~95% of the kmer from RNA-seq data failed to match the theoretical kmer profile

JY-Zhou / FreePSI

An alignment-free approach to estimating exon-inclusion ratios without a reference transcriptome

GNU General Public License v3.0

10 stars 2 forks source link

~95% of the kmer from RNA-seq data failed to match the theoretical kmer profile #8

Open ArashDepp opened 2 years ago

ArashDepp commented 2 years ago

Hi.

In my analysis of single end RNA-seq data, ~95% of kmers are discarded for not matching the theoretical kmer profile. Could you please suggest what could be the possible reason for such a low mapping? Secondly, how reliable would be the resulting PSI in such cases of low mapping.
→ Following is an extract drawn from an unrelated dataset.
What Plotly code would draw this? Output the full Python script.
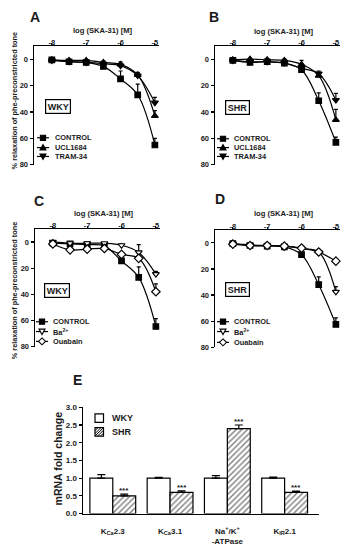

Here is a snapshot for reference:

Please see the 6th last line in the snap shot to address this.

Thank you

JY-Zhou commented 2 years ago

This is weird, normally the matched k-mers should be reserved at least 80% (in the example case it reserved 95%). One possible reason is that the length of k is inconsistent throughout the process. FreePSI uses Jellyfish to count k-mers in reads (see this script), and the k used in Jellyfish should be equal to the k used in the build or quant step in FreePSI. Also, the strand of reads should also be considered when preprocessing reads.